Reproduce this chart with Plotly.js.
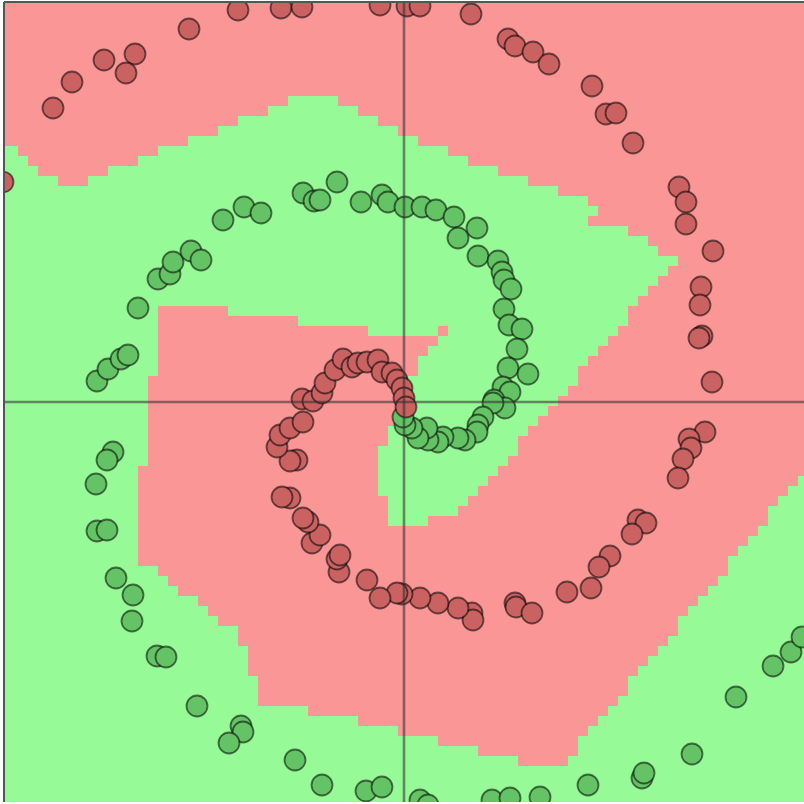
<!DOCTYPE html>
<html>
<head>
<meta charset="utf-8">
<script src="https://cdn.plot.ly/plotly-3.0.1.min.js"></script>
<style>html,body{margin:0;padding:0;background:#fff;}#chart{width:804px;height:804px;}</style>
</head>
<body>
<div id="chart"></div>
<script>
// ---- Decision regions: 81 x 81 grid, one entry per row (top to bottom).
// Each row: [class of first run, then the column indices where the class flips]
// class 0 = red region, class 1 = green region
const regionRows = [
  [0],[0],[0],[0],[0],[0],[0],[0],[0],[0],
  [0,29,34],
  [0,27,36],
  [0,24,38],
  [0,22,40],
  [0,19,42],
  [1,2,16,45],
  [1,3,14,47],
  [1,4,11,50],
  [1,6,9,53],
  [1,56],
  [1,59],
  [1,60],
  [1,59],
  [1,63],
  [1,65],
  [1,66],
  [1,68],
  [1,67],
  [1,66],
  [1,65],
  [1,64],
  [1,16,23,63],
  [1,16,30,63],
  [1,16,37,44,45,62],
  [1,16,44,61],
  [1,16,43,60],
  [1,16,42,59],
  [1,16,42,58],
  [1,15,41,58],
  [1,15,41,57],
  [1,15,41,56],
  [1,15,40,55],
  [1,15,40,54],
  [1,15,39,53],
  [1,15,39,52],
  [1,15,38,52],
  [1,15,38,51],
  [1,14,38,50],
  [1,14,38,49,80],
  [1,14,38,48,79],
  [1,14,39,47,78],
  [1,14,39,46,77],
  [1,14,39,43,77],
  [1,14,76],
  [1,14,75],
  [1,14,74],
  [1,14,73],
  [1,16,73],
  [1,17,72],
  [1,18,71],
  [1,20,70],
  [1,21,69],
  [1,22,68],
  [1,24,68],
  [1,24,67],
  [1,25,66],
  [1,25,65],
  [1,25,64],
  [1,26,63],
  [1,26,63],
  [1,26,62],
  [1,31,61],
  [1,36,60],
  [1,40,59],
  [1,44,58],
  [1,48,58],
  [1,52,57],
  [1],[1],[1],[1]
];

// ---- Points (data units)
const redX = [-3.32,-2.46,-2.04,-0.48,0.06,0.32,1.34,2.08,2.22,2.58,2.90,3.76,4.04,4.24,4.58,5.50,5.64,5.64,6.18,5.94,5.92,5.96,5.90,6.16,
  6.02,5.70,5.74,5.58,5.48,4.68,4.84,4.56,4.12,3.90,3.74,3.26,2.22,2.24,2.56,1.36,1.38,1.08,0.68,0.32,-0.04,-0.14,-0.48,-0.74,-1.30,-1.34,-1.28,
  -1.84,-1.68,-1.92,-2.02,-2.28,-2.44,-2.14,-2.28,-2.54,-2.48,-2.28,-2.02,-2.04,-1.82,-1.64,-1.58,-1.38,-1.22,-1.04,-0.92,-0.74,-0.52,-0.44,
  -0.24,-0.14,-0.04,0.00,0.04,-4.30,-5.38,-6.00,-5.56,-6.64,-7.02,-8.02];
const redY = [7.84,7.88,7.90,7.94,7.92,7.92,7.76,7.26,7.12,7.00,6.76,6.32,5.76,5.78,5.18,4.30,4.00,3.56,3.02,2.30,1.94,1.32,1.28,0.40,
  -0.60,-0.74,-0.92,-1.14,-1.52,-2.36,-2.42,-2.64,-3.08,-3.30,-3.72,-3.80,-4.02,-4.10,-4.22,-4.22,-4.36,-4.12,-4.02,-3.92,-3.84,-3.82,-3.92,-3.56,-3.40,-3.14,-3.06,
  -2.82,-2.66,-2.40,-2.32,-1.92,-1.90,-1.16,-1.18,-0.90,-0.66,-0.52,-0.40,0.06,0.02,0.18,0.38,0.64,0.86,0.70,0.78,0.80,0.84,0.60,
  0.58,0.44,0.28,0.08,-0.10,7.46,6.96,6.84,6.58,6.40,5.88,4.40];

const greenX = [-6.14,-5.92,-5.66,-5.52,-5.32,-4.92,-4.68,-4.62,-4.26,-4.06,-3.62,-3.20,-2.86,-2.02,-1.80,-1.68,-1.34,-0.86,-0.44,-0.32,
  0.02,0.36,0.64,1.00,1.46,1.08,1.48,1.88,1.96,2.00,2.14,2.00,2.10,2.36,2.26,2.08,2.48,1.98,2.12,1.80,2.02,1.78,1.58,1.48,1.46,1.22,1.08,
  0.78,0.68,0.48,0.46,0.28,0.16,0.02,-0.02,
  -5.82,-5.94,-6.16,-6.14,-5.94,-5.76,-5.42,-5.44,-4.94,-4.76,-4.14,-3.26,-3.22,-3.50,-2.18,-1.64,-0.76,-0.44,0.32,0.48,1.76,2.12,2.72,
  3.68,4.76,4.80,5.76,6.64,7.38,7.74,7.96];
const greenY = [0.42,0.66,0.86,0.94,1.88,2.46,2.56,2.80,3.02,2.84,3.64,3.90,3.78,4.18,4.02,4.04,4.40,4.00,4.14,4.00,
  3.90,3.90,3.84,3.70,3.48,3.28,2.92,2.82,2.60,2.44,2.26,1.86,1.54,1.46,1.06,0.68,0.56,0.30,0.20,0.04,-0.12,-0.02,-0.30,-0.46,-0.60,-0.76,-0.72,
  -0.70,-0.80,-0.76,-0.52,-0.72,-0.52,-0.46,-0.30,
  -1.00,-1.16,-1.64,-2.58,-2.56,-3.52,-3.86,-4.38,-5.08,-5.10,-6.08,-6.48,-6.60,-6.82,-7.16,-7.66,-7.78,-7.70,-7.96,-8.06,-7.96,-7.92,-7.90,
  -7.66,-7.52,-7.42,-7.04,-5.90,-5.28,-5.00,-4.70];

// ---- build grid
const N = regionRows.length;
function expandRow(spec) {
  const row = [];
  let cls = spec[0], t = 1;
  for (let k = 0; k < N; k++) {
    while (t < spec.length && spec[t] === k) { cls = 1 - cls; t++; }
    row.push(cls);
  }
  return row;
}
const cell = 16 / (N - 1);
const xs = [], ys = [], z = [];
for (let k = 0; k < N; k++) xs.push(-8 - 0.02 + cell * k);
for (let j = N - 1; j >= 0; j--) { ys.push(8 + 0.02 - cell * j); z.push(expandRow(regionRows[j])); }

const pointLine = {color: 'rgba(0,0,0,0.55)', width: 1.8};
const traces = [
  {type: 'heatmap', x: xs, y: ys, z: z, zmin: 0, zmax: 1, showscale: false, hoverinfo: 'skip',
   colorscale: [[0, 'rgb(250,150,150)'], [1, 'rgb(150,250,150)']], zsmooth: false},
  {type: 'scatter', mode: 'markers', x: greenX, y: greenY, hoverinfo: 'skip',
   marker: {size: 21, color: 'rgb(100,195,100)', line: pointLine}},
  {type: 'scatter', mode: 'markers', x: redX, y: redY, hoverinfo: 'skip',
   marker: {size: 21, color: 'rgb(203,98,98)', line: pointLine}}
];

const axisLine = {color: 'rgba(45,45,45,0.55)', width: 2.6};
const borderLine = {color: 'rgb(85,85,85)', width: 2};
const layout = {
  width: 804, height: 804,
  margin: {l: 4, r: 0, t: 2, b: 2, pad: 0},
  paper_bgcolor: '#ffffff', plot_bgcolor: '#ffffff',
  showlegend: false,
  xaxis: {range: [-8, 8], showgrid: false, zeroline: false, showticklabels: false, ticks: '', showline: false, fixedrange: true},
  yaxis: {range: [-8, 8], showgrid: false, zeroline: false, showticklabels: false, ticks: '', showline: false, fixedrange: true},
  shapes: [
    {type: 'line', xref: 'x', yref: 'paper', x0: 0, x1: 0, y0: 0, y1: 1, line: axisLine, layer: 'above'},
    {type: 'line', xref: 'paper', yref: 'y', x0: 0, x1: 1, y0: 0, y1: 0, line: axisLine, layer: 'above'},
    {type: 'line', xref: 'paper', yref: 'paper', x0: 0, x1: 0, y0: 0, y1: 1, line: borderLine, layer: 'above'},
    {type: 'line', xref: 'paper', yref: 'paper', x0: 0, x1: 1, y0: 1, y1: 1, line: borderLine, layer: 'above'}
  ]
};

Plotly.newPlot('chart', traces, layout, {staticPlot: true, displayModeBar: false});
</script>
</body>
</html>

What is being asked:
How many of the lines above include the string "chart"? Reply with the number by itself.

Correct answer:
4